Twelve cheetahs left South Africa for India last month as part of an initiative to reintroduce the animals to a former range state, following their local extinction due to hunting and loss of habitat in the last century.
The 12 cheetahs joined eight others that were relocated to India’s Kuno National Park from Namibia in September last year.
Earlier this year, the governments of South Africa and India signed a Memorandum of Understanding (MoU) on Cooperation on the Re-introduction of Cheetah to India.
The MoU facilitates co-operation between the two countries to establish a viable and secure cheetah population in India to ensure that expertise is shared and exchanged and capacity built to promote cheetah conservation.
This includes human-wildlife conflict resolution, capture and translocation of wildlife and community participation in conservation in the two countries.
Conservation translocations have become a common practice to conserve species and restore ecosystems. South Africa plays an active role in providing founders for the population and range expansion of iconic species such as cheetahs.
“It is because of South Africa’s successful conservation practices that our country is able to participate in a project such as this – to restore a species in a former range state and thus contribute to the future survival of the species,” said the Minister of Forestry, Fisheries and the Environment, Barbara Creecy.

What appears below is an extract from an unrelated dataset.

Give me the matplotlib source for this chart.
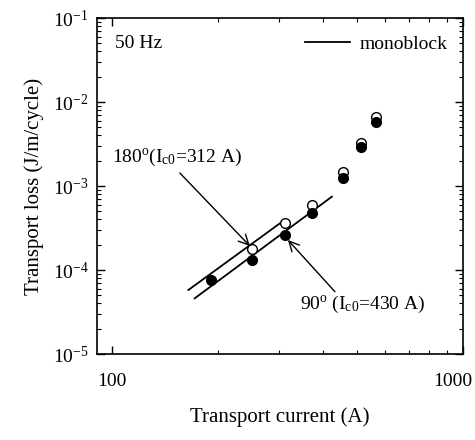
import matplotlib
matplotlib.use("Agg")
import matplotlib.pyplot as plt
import matplotlib.transforms as mtransforms
from matplotlib.ticker import LogLocator, FixedLocator, FixedFormatter, NullFormatter

plt.rcParams['font.family'] = ['Liberation Serif', 'DejaVu Serif']
plt.rcParams['mathtext.fontset'] = 'custom'
plt.rcParams['mathtext.rm'] = 'Liberation Serif'
plt.rcParams['mathtext.it'] = 'Liberation Serif:italic'
plt.rcParams['mathtext.bf'] = 'Liberation Serif:bold'

# Data
current_90 = [191, 251, 312, 371, 455, 512, 565]
loss_90 = [7.6e-5, 1.31e-4, 2.61e-4, 4.73e-4, 1.245e-3, 2.91e-3, 5.83e-3]
current_180 = [251, 312, 371, 455, 512, 565]
loss_180 = [1.76e-4, 3.66e-4, 5.94e-4, 1.47e-3, 3.25e-3, 6.63e-3]
mono_180_x = [165, 301]
mono_180_y = [5.78e-5, 3.6e-4]
mono_90_x = [172, 423]
mono_90_y = [4.6e-5, 7.46e-4]

xticks = [100, 1000]
xticklabels = ['100', '1000']
yticks = [1e-5, 1e-4, 1e-3, 1e-2, 1e-1]
yticklabels = [r'$\mathrm{10^{-5}}$', r'$\mathrm{10^{-4}}$', r'$\mathrm{10^{-3}}$',
               r'$\mathrm{10^{-2}}$', r'$\mathrm{10^{-1}}$']

fig = plt.figure(figsize=(4.75, 4.4), dpi=100)
ax = fig.add_axes([97/475, 1 - 354/440, (463-97)/475, (354-18)/440])
ax.set_xscale('log')
ax.set_yscale('log')
ax.set_xlim(90.6, 1000)
ax.set_ylim(1e-5, 1e-1)

ax.plot(mono_180_x, mono_180_y, color='black', lw=1.3, label='monoblock')
ax.plot(mono_90_x, mono_90_y, color='black', lw=1.3)
ax.plot(current_180, loss_180, 'o', mfc='white', mec='black', ms=7, mew=1.0, zorder=3)
ax.plot(current_90, loss_90, 'o', mfc='black', mec='black', ms=7, mew=1.0, zorder=4)

ax.xaxis.set_major_locator(FixedLocator(xticks))
ax.xaxis.set_major_formatter(FixedFormatter(xticklabels))
ax.xaxis.set_minor_locator(LogLocator(base=10, subs=range(2, 10), numticks=20))
ax.xaxis.set_minor_formatter(NullFormatter())
ax.yaxis.set_major_locator(FixedLocator(yticks))
ax.yaxis.set_major_formatter(FixedFormatter(yticklabels))
ax.yaxis.set_minor_locator(LogLocator(base=10, subs=range(2, 10), numticks=20))
ax.yaxis.set_minor_formatter(NullFormatter())

ax.tick_params(which='both', direction='in', top=True, right=True, labelsize=14)
ax.tick_params(which='major', length=6, width=1.0)
ax.tick_params(which='minor', length=3, width=0.8)
ax.tick_params(axis='x', pad=14)
ax.tick_params(axis='y', pad=6)
for s in ax.spines.values():
    s.set_linewidth(1.2)

ax.set_xlabel('Transport current (A)', fontsize=15, labelpad=12)
ax.set_ylabel('Transport loss (J/m/cycle)', fontsize=15, labelpad=6)

ax.text(0.05, 0.925, '50 Hz', transform=ax.transAxes, fontsize=14, va='center', ha='left')
ax.legend(loc='upper right', bbox_to_anchor=(0.9945, 0.988), frameon=False, fontsize=14,
          handlelength=2.3, borderaxespad=0.3, handletextpad=0.5)

ax.text(100, 2.21e-3, r'180$^{\mathrm{o}}$(I$_{\mathrm{c0}}$=312 A)', fontsize=14,
        va='center', ha='left')
ax.annotate('', xy=(247, 1.93e-4), xytext=(156, 1.43e-3),
            arrowprops=dict(arrowstyle='->', lw=1.0, color='black',
                            mutation_scale=18, shrinkA=0, shrinkB=0))
ax.text(343, 3.94e-5, r'90$^{\mathrm{o}}$ (I$_{\mathrm{c0}}$=430 A)', fontsize=14,
        va='center', ha='left')
ax.annotate('', xy=(317, 2.28e-4), xytext=(431.5, 5.52e-5),
            arrowprops=dict(arrowstyle='->', lw=1.0, color='black',
                            mutation_scale=18, shrinkA=0, shrinkB=0))

# keep the right-most x tick label inside the figure
fig.canvas.draw()
last = ax.xaxis.get_major_ticks()[-1].label1
last.set_transform(last.get_transform() +
                   mtransforms.ScaledTranslation(-10/100, 0, fig.dpi_scale_trans))

fig.savefig('out.png', dpi=100)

Restoring cheetah populations is considered by India to have vital and far-reaching conservation consequences, which would aim to achieve a number of ecological objectives, including re-establishing the function role of cheetah within their historical range in the country and enhancing the livelihood options and economies of the local communities.
Following the import of the 12 cheetahs in February, the plan is to translocate a further 12 annually for the next eight to 10 years. Scientific assessments will be undertaken periodically to inform such translocations.